Emanuel has spent the last seven years criticizing and undoing virtually everything Daley did without criticizing him by name.

That’s the unwritten agreement the two men made in exchange for what appeared to many Chicagoans to be an orchestrated election that saw William Daley replace Emanuel as White House chief-of-staff under then-President Barack Obama and Emanuel take Richard M. Daley’s place at City Hall.

Mayor Daley and Mayor Emanuel at the opening of the skating ribbon at the new Maggie Daley Park. Saturday, December 13, 2014.

Mayor Daley and Mayor Emanuel at the opening of the skating ribbon at the new Maggie Daley Park. Saturday, December 13, 2014. | Brian Jackson/ Sun-Times

Brian Jackson/ Sun-Times

But Daley’s decision to punt the pension crisis to his successor left Emanuel holding the bag and doing the heavy lifting.

He’s identified dedicated funding sources for all four city employee pension funds. But Chicago taxpayers have paid a heavy price.

They’ve been hit with $1.2 billion in property tax increases for police, fire and teacher pensions; a 29.5 percent tax on water and sewer bills to save the Municipal Employees pension fund and a 56 percent and 28.2 percent increases in the monthly tax tacked on to telephone bills — on cellphones and land lines — for the Laborers Pension fund.

After the election, Chicago homeowners and businesses face yet another property tax increase for police and fire pensions in 2020 — and another hike the following year in the tax tacked onto water and sewer bills to save the Municipal Employees pension fund.

Following five-year “ramp-up” periods, additional increases will be needed to honor the city’s statutory promise to keep all four city government pension funds on the road to 90 percent funding by 2048.

By the city’s own estimate, police and fire pension costs will rise by $297.3 million, or 36 percent, in 2020. The Municipal and Laborers plan costs will grow by $330.4 million, or 50 percent, in 2022.

On Thursday, Emanuel didn’t want to talk about how he will fill those daunting funding gaps. He would only say, “At the right time and place, we’ll deal with that.”

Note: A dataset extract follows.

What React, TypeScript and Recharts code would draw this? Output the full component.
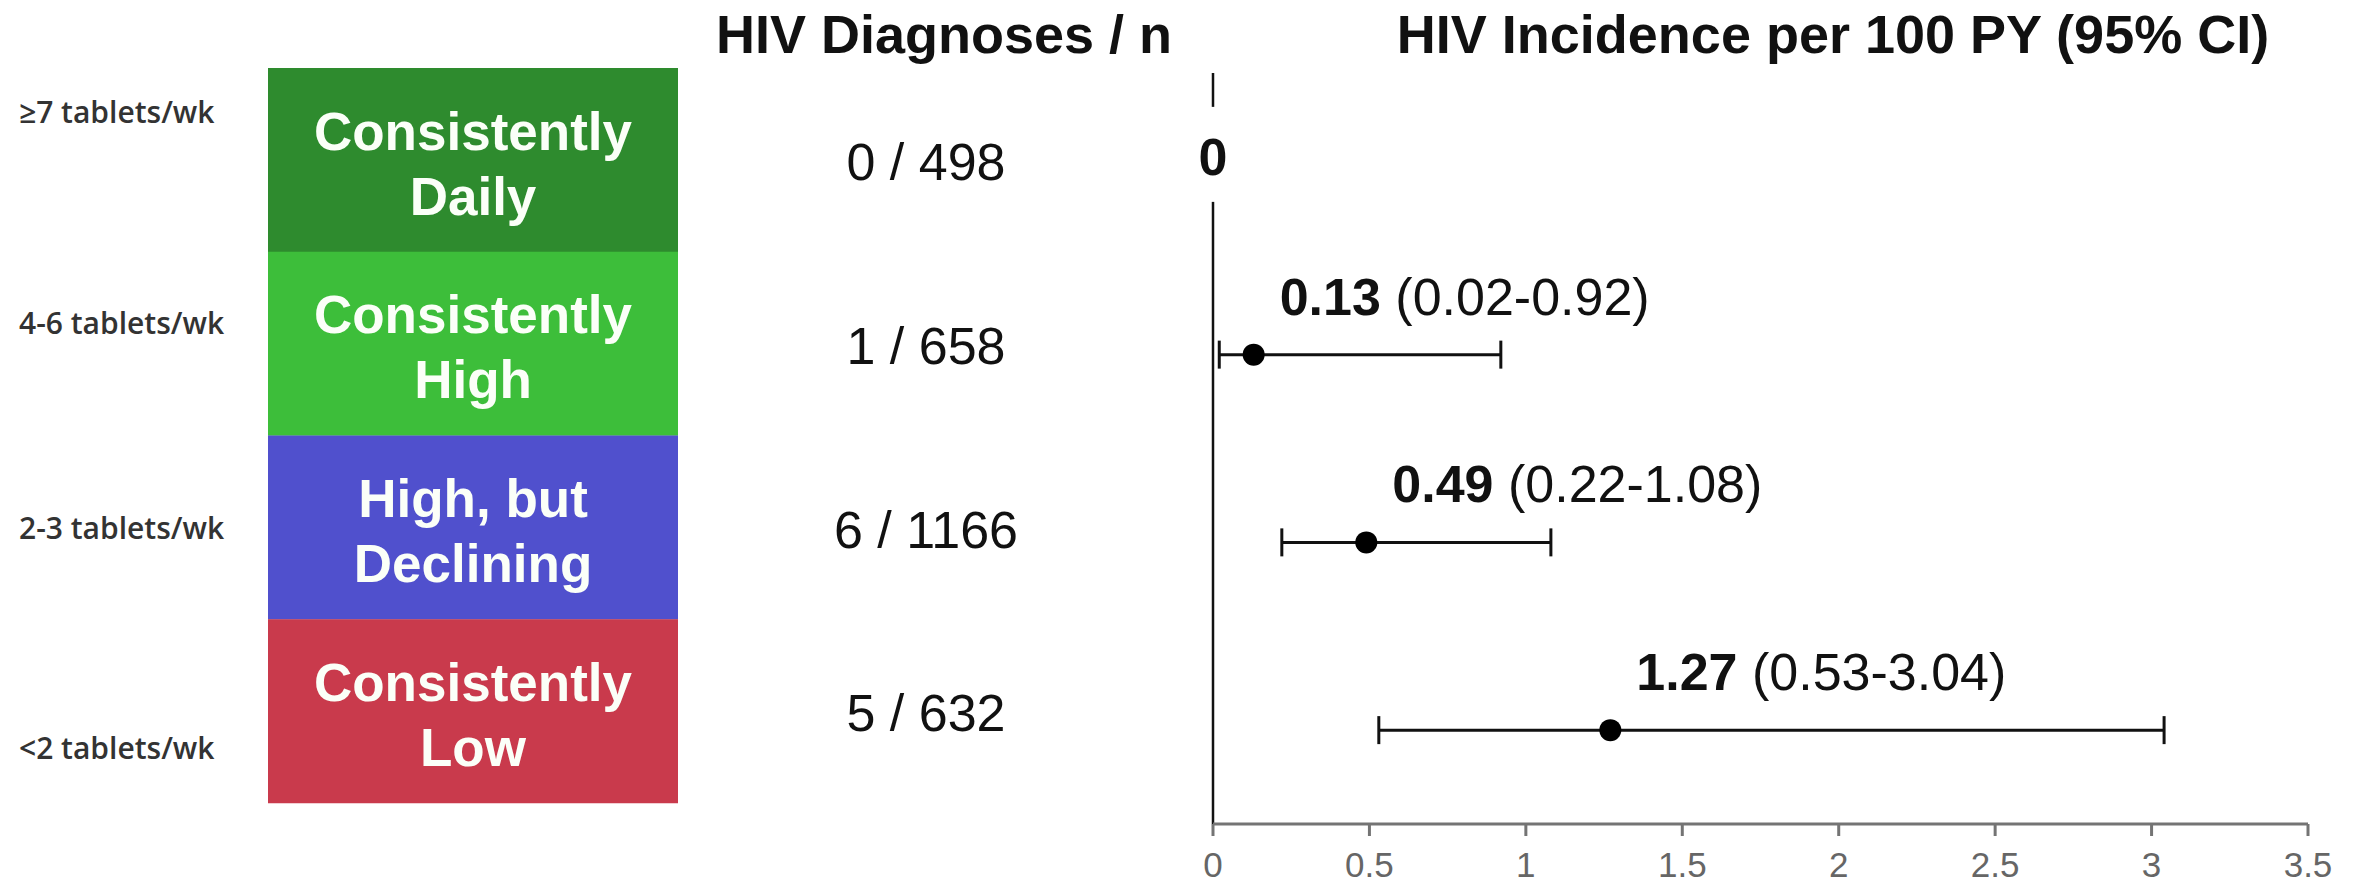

He was more interested in dodging the blame for the mountain of tax increases he has already imposed. And pointing the finger of blame at Daley — without saying his name.

“In 2007, the pension [shortfall] was, by the pension commission’s [estimate] like $400 million. By the time I came, fixing it was about $1.2 billion,” the mayor said.

Emanuel noted that he negotiated cost-saving concessions with organized labor. But the Illinois Supreme Court overturned that plan. The only alternative was to raise taxes.

“Had we tried to kick the can down further, not only would the pensions have been in real hock,” he said. “So would the whole city. … I had no desire having to do what I had to do. But the road had basically come to an end of playing politics and letting somebody else fix it.”

In 2007, Daley created a 32-member commission drawn from labor, business and banking to confront a problem that threatened to choke future generations of Chicago taxpayers: underfunded city employee pension funds.

Daley said then that the comprehensive solution he was seeking could include everything from benefit reductions and increased employee contributions to a higher retirement age and a shift away from “defined benefit” pension plans and toward the “defined contributions” or 401(k) plans favored by private industry.

“I hope it’s controversial. It has to be. If it’s not controversial, then it’s not worth anything. A lot of people will not be happy,” Daley said then.

It wasn’t controversial. Daley wouldn’t let it be controversial. Instead, it turned out to be an exercise in political avoidance.

After two years of study, the commission concluded that reduced employee benefits, higher worker contributions and “new revenue” would be needed to bail out four city employee pension funds then due to run out of money by 2030.

But there were no specific recommendations about what revenues to raise. Just a definition of the gaping need.